ENTRIES SHOWN
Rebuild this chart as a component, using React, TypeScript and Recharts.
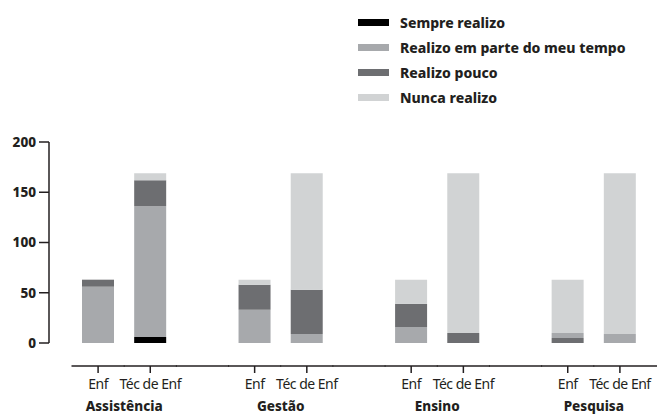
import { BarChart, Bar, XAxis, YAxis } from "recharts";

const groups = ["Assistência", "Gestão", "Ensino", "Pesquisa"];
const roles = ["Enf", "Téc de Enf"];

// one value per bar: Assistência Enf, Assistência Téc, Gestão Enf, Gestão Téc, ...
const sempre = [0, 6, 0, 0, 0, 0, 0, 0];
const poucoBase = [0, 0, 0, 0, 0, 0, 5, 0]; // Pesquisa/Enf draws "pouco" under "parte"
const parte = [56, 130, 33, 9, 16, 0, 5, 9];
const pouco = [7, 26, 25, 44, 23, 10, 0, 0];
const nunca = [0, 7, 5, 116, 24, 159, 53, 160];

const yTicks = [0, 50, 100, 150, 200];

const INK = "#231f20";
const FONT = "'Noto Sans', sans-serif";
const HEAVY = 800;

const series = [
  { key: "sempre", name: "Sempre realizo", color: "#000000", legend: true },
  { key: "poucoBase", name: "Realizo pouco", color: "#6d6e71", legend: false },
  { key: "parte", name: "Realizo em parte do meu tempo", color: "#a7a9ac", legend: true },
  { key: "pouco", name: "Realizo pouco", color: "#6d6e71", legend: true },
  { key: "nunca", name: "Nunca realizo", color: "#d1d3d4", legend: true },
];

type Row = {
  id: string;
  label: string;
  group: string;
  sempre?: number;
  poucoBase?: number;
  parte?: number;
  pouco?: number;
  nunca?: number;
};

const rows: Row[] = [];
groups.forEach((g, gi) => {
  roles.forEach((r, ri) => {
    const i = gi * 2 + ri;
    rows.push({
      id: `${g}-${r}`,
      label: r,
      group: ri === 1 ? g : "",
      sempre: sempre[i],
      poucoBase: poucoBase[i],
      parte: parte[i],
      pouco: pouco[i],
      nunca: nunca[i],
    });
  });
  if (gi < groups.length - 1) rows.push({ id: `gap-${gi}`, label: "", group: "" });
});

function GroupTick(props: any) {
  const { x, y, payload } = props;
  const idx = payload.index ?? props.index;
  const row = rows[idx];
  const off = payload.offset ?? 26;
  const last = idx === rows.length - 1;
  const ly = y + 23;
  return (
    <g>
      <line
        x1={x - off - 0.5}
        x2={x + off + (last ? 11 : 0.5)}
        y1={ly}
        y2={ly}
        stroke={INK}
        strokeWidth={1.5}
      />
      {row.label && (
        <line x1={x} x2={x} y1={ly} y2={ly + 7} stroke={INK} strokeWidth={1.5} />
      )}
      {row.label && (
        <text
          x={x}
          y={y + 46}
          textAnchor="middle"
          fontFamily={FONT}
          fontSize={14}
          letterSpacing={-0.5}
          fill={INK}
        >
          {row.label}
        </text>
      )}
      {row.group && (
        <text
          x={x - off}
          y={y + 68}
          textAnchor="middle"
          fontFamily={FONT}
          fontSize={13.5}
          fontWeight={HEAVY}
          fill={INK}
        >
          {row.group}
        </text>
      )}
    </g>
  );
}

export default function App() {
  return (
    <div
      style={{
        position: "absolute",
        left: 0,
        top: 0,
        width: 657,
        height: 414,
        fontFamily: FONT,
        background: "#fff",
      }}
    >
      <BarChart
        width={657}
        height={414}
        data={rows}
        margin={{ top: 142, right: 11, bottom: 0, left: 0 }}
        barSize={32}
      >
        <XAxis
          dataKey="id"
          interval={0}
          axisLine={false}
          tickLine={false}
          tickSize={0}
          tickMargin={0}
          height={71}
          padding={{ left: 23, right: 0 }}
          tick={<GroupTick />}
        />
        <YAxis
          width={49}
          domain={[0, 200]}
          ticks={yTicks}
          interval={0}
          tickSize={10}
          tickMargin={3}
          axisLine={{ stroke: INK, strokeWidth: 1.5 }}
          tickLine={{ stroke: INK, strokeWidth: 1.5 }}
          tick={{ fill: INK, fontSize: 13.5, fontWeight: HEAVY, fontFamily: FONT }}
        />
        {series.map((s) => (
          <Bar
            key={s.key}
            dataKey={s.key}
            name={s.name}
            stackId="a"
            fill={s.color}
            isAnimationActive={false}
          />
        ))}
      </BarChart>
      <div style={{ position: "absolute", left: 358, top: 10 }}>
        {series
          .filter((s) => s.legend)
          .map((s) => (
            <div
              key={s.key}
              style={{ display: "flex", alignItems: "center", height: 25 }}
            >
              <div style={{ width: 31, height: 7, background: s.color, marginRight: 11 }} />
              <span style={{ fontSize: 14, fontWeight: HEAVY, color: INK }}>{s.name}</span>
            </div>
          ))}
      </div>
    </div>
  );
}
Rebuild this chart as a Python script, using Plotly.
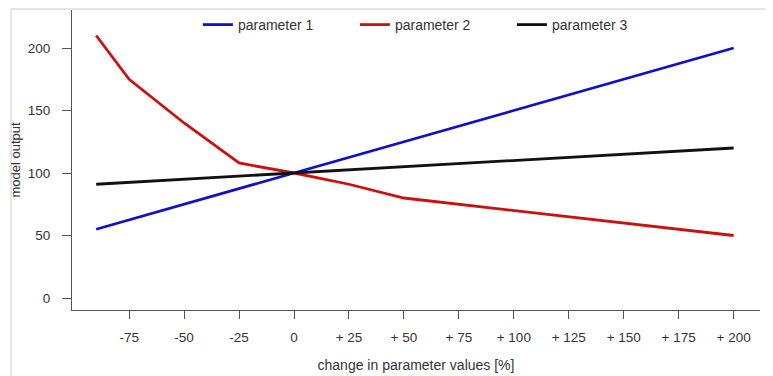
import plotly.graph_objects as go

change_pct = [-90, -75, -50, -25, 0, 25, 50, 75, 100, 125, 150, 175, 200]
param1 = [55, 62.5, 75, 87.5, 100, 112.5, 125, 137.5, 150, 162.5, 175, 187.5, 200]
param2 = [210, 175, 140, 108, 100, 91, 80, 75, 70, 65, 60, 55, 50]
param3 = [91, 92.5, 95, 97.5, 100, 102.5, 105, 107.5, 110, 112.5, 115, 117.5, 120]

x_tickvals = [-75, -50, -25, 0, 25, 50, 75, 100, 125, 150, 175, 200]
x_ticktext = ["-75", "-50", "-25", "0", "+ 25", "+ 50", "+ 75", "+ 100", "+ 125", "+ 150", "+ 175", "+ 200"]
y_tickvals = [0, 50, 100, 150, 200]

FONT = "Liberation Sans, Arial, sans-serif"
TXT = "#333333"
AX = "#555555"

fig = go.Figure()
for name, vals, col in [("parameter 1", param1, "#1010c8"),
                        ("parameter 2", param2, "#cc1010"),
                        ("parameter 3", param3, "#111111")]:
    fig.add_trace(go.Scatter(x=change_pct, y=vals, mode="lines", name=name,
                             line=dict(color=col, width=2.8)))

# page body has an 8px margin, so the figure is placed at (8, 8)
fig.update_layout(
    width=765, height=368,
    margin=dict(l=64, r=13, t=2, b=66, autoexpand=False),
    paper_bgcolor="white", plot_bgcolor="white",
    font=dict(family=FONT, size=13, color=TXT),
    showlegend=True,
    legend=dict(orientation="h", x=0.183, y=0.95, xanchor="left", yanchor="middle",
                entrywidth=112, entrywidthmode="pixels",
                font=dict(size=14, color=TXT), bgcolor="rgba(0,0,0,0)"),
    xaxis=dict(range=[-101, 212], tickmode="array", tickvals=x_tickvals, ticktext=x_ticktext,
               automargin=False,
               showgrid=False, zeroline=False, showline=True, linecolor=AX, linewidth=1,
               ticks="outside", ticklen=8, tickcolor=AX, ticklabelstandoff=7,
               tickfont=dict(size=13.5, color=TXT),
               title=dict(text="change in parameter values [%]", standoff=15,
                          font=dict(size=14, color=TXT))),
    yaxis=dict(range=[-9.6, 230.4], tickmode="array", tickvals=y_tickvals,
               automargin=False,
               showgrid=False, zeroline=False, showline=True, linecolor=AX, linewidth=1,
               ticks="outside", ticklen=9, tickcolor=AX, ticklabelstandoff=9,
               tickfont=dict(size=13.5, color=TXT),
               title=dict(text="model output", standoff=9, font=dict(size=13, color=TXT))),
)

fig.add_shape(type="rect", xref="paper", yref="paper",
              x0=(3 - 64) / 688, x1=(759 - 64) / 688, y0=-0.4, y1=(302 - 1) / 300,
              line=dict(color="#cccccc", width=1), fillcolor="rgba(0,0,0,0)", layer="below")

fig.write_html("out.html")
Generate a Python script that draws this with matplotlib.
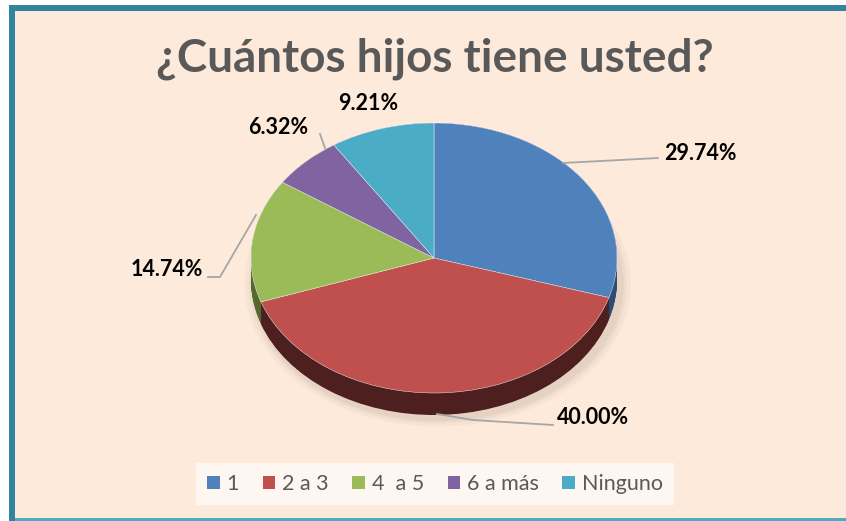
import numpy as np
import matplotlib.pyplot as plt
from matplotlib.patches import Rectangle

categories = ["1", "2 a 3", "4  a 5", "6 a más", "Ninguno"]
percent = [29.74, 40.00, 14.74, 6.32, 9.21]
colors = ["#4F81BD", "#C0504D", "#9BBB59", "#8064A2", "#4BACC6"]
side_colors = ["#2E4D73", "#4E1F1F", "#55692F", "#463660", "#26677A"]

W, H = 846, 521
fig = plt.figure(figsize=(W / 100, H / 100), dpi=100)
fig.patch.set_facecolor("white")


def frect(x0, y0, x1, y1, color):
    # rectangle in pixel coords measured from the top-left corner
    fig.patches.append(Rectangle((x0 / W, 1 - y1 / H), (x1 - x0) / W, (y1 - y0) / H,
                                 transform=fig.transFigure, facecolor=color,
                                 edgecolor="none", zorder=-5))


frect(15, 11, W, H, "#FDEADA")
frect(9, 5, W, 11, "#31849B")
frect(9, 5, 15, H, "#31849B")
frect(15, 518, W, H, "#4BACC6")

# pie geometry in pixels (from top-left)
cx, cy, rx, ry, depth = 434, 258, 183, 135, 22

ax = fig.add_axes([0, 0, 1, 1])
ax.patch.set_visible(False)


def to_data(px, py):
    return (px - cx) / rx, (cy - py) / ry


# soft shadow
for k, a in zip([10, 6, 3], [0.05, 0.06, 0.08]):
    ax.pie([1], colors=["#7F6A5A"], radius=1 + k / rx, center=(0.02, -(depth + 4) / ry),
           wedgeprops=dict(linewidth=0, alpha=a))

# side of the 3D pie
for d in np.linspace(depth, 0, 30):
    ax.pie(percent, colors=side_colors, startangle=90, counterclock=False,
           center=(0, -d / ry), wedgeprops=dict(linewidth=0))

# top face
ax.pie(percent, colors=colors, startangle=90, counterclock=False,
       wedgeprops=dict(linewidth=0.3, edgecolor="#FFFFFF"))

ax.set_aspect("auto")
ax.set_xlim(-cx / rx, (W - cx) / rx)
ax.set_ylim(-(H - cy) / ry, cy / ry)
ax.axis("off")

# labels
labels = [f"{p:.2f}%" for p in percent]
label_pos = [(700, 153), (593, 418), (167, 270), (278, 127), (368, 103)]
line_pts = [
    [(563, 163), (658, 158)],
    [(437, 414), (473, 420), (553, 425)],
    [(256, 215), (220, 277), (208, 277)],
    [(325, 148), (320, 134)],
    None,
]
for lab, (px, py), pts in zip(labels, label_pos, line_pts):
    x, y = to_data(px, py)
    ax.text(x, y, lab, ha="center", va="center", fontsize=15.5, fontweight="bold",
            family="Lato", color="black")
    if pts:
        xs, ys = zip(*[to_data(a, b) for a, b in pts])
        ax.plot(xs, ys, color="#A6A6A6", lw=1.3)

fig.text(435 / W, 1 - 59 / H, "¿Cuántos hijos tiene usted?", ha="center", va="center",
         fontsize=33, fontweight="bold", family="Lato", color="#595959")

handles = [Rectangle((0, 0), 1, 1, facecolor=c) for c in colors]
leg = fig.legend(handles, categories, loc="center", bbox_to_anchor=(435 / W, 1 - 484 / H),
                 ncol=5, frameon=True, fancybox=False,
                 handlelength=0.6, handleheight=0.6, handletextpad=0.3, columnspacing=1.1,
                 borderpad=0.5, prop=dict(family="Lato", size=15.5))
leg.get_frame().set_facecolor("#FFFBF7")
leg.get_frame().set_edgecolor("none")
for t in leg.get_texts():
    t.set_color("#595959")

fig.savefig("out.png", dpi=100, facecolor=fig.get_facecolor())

SET TASK
Between the line with "Rebuild this chart as a Python" and the line with "import plotly.graph_objects as go", ends included, lies the span to copy exactly; copy nothing else and leave out the pictures.

FULL RESPONSE
Rebuild this chart as a Python script, using Plotly.
import plotly.graph_objects as go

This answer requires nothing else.